You’ve Got To Have Friends. Or Not.

BFFs (SONNY ABESAMIS)

While it seems self-evident that good friendships increase life satisfaction in most people, Li and Satoshi and Kanazawa note, surprisingly, that they know of only a single study that looked at the reason why this is true, and which concluded friendships satisfy psychological needs such as relatedness, the need to be needed, and an outlet for sharing experiences. Still, the reason a person has those needs remains unexplained.

Li and Kanazawa feel that we need look no further than the savanna. They say that friendships/alliances were vital for survival, in that they facilitated group hunting and food sharing, reproduction, and even group child-rearing.

The data they analyzed supports the assumption that good friendships — and a few good ones are better than lots of weaker ones — do significantly increase life satisfaction for most people.

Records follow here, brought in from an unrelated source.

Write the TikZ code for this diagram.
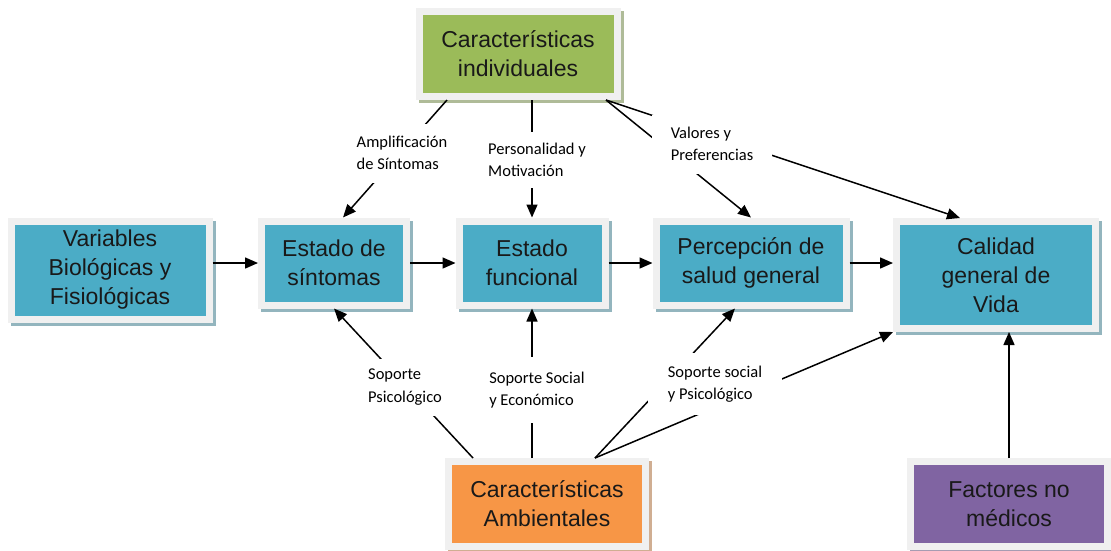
\documentclass[tikz,border=0pt]{standalone}
\usepackage{fontspec}
\setmainfont{Liberation Sans}
\newfontfamily\lblfont{Carlito}
\usetikzlibrary{arrows.meta,shadows}

\definecolor{azul}{HTML}{4BACC6}
\definecolor{verde}{HTML}{9BBB59}
\definecolor{naranja}{HTML}{F79646}
\definecolor{morado}{HTML}{8064A2}
\definecolor{marco}{HTML}{F0F0F0}

\tikzset{
  caja/.style={fill=#1, draw=marco, line width=7pt, inner sep=0pt, align=center,
    text=black!90, font=\fontsize{23}{29}\selectfont,
    drop shadow={shadow xshift=3pt, shadow yshift=-3pt, opacity=1,
      fill=#1!50!gray!70!white, draw=#1!50!gray!70!white, line width=7pt}},
  etiq/.style={fill=white, inner sep=0pt, align=left,
    font=\lblfont\fontsize{16.5}{22.5}\selectfont},
  flecha/.style={line width=1.5pt, -{Triangle[length=13pt,width=11pt]}}
}

\begin{document}
\begin{tikzpicture}[x=1pt,y=-1pt]
\useasboundingbox (0,0) rectangle (1111,550);

\node[caja=azul, minimum width=198pt, minimum height=98pt] (var) at (110,270) {Variables\\Biológicas y\\Fisiológicas};
\node[caja=azul, minimum width=145pt, minimum height=84pt] (sin) at (334,263) {Estado de\\síntomas};
\node[caja=azul, minimum width=146pt, minimum height=84pt] (fun) at (532,263) {Estado\\funcional};
\node[caja=azul, minimum width=190pt, minimum height=84pt] (per) at (751,263) {Percepción de\\salud general};
\node[caja=azul, minimum width=199pt, minimum height=107pt] (cal) at (996,275) {Calidad\\general de\\Vida};
\node[caja=verde, minimum width=198pt, minimum height=85pt] (ind) at (518,54) {Características\\individuales};
\node[caja=naranja, minimum width=197pt, minimum height=85pt] (amb) at (547,504) {Características\\Ambientales};
\node[caja=morado, minimum width=197pt, minimum height=85pt] (fac) at (1009,504) {Factores no\\médicos};

% cadena principal
\draw[flecha] (var.east |- sin.west) -- (sin.west);
\draw[flecha] (sin.east) -- (fun.west);
\draw[flecha] (fun.east) -- (per.west);
\draw[flecha] (per.east) -- (per.east -| cal.west);

% caracteristicas individuales
\draw[flecha] ([xshift=-71pt]ind.south) -- ([xshift=9pt]sin.north);
\draw[flecha] (ind.south -| fun.north) -- (fun.north);
\draw[flecha] ([xshift=88pt]ind.south) -- (per.north);
\draw[flecha] ([xshift=88pt]ind.south) -- ([xshift=-36pt]cal.north);

% caracteristicas ambientales
\draw[flecha] ([xshift=-74pt]amb.north) -- (sin.south);
\draw[flecha] (amb.north -| fun.south) -- (fun.south);
\draw[flecha] ([xshift=48pt]amb.north) -- ([xshift=-16pt]per.south);
\draw[flecha] ([xshift=48pt]amb.north) -- (cal.south west);

\draw[flecha] (fac.north) -- (fac.north |- cal.south);

% etiquetas
\node[etiq, minimum width=105pt, minimum height=59pt] (amp) at (402,153) {Amplificación\\de Síntomas};
\node[etiq, minimum width=100pt, minimum height=56pt] (pers) at (537,160) {Personalidad y\\Motivación};
\node[etiq, minimum width=120pt, minimum height=59pt] (val) at (712,144) {Valores y\\Preferencias};
\node[etiq, minimum width=90pt, minimum height=57pt] (sopp) at (405,387) {Soporte\\Psicológico};
\node[etiq, minimum width=100pt, minimum height=66pt] (sope) at (537,390) {Soporte Social\\y Económico};
\node[etiq, minimum width=134pt, minimum height=62pt] (sops) at (715,384) {Soporte social\\y Psicológico};
\end{tikzpicture}
\end{document}
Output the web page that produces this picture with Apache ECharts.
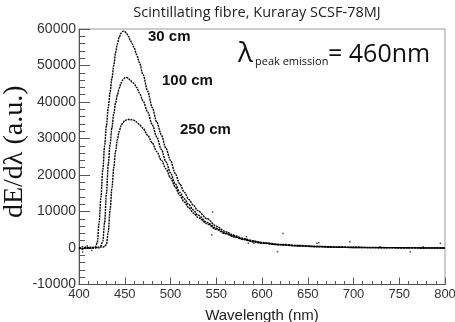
<!DOCTYPE html>
<html>
<head>
<meta charset="utf-8">
<script src="https://cdn.jsdelivr.net/npm/echarts@6/dist/echarts.min.js"></script>
<style>
  html, body { margin: 0; padding: 0; background: #fff; }
  #chart { width: 455px; height: 322px; }
</style>
</head>
<body>
<div id="chart"></div>
<script>
// wavelength samples (nm)
const wavelength = [400, 404, 408, 412, 416, 418, 420, 422, 424, 426, 428, 430, 432, 434, 436, 438, 440, 442, 444, 446, 448, 450, 452, 454, 456, 458, 460, 463, 466, 470, 475, 480, 485, 490, 495, 500, 505, 510, 515, 520, 525, 530, 540, 550, 560, 570, 580, 590, 600, 620, 640, 660, 680, 700, 720, 740, 760, 780, 800];
const fibre30 = [200, -300, 100, 0, 200, 300, 1500, 7000, 14000, 21500, 28000, 33500, 38500, 42800, 46500, 50000, 53500, 56000, 57800, 58900, 59400, 59300, 58800, 58000, 57000, 56000, 55000, 53000, 50800, 47500, 43000, 38500, 34500, 31000, 27300, 24000, 20500, 17600, 15300, 13300, 11700, 10200, 8000, 6000, 4500, 3400, 2600, 2000, 1500, 1000, 700, 450, 300, 200, 150, 100, 50, 50, 0];
const fibre100 = [-200, 300, -100, 200, 0, 100, 200, 300, 600, 1800, 7000, 15000, 23000, 28500, 33000, 36800, 39800, 42000, 43800, 45200, 46100, 46600, 46700, 46400, 46000, 45500, 45100, 44000, 42500, 40300, 37300, 33800, 30400, 27000, 23600, 20600, 17700, 15300, 13500, 11900, 10400, 9000, 7000, 5400, 4100, 3100, 2400, 1800, 1400, 900, 600, 400, 250, 150, 100, 100, 50, 0, 0];
const fibre250 = [0, -200, 300, -100, 100, 0, 200, 0, 300, 200, 400, 1000, 4500, 10500, 16500, 22000, 26500, 29800, 32000, 33500, 34400, 34900, 35100, 35200, 35200, 35100, 35000, 34500, 33800, 32800, 30900, 28800, 26400, 24000, 21700, 19200, 16800, 14500, 12600, 11000, 9600, 8400, 6600, 5100, 3900, 3000, 2300, 1700, 1300, 850, 550, 350, 220, 130, 100, 50, 50, 0, 0];
// stray measurement points
const strayWl = [404, 409, 414, 545, 546, 569, 583, 585, 591, 617, 623, 660, 662, 696, 729, 762, 776, 795];
const strayVal = [-1100, 600, -700, 3600, 9900, 3600, 3100, 1300, 1300, -1000, 4000, 1300, 1450, 1700, 350, -1000, 350, 1300];
const curveLabels = ['30 cm', '100 cm', '250 cm'];

const pairs = (xs, ys) => xs.map((x, i) => [x, ys[i]]);

const chart = echarts.init(document.getElementById('chart'));

const curve = (name, values) => ({
    name: name,
    type: 'line',
    data: pairs(wavelength, values),
    symbol: 'none',
    smooth: 0.3,
    smoothMonotone: 'x',
    lineStyle: { color: '#000', width: 1.4, type: [2, 0.8] },
    z: 3
});

const labelFont = 'Liberation Sans';
const annText = (x, y, text) => ({
    type: 'text', x: x, y: y,
    style: { text: text, font: 'bold 15px "Liberation Sans"', fill: '#111', textVerticalAlign: 'middle' }
});

chart.setOption({
    animation: false,
    backgroundColor: '#fff',
    grid: {
        left: 79, right: 10, top: 29, bottom: 37.5,
        show: true, borderColor: '#999', borderWidth: 1,
        outerBoundsMode: 'none'
    },
    xAxis: {
        type: 'value', min: 400, max: 800, interval: 50,
        name: 'Wavelength (nm)', nameLocation: 'middle', nameGap: 24,
        nameTextStyle: { fontFamily: labelFont, fontSize: 15, color: '#222' },
        axisLine: { onZero: false, lineStyle: { color: '#555', width: 1 } },
        axisTick: { inside: true, length: 7, lineStyle: { color: '#555' } },
        minorTick: { show: true, splitNumber: 5, length: 3.5, lineStyle: { color: '#555' } },
        splitLine: { show: false },
        axisLabel: { fontFamily: labelFont, fontSize: 13, color: '#333', margin: 3, formatter: v => String(v) }
    },
    yAxis: {
        type: 'value', min: -10000, max: 60000, interval: 10000,
        name: 'dE/dλ (a.u.)', nameLocation: 'middle', nameGap: 50, nameRotate: 90,
        nameMoveOverlap: false,
        nameTextStyle: { fontFamily: 'Liberation Serif', fontSize: 28, color: '#111', padding: [0, 0, 0, 10] },
        axisLine: { show: true, onZero: false, lineStyle: { color: '#555', width: 1 } },
        axisTick: { inside: true, length: 11, lineStyle: { color: '#555' } },
        minorTick: { show: true, splitNumber: 5, length: 6, lineStyle: { color: '#555' } },
        splitLine: { show: false },
        axisLabel: { fontFamily: labelFont, fontSize: 14, color: '#333', margin: 3, formatter: v => String(v) }
    },
    series: [
        curve(curveLabels[0], fibre30),
        curve(curveLabels[1], fibre100),
        curve(curveLabels[2], fibre250),
        {
            type: 'scatter',
            data: pairs(strayWl, strayVal),
            symbol: 'rect', symbolSize: 1.5,
            itemStyle: { color: '#222' }
        }
    ],
    graphic: [
        {
            type: 'text', x: 257, y: 13,
            style: {
                text: 'Scintillating fibre, Kuraray SCSF-78MJ',
                font: '14.5px "Open Sans"', fill: '#222',
                textAlign: 'center', textVerticalAlign: 'middle'
            }
        },
        annText(148, 37, curveLabels[0]),
        annText(162, 81, curveLabels[1]),
        annText(180, 130, curveLabels[2]),
        {
            type: 'text', x: 238, y: 54,
            style: { text: 'λ', font: '28px "Open Sans"', fill: '#111', textVerticalAlign: 'middle' }
        },
        {
            type: 'text', x: 255, y: 62,
            style: { text: 'peak emission', font: '11px "Open Sans"', fill: '#111', textVerticalAlign: 'middle' }
        },
        {
            type: 'text', x: 328, y: 55,
            style: { text: '= 460nm', font: '25px "Open Sans"', fill: '#111', textVerticalAlign: 'middle' }
        }
    ]
});
</script>
</body>
</html>
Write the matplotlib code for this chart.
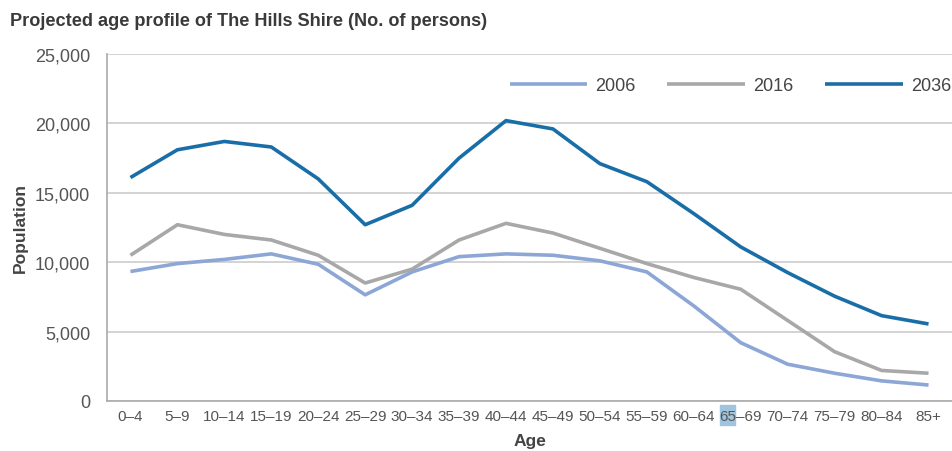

In highly intelligent people, though, the finding is reversed: Smart people feel happier alone than when others, even good friends, are around. A “healthy” social life actually leaves highly intelligent people with less life satisfaction. Is it because their desires are more aspirational and goal-oriented, and other people are annoyingly distracting?

However, just in case this makes too much sense, the study also found that spending more time socializing with friends is actually an indicator of higher intelligence! This baffling contradiction is counter-intuitive, at least. Unless these smart people are not so much social as they are masochistic.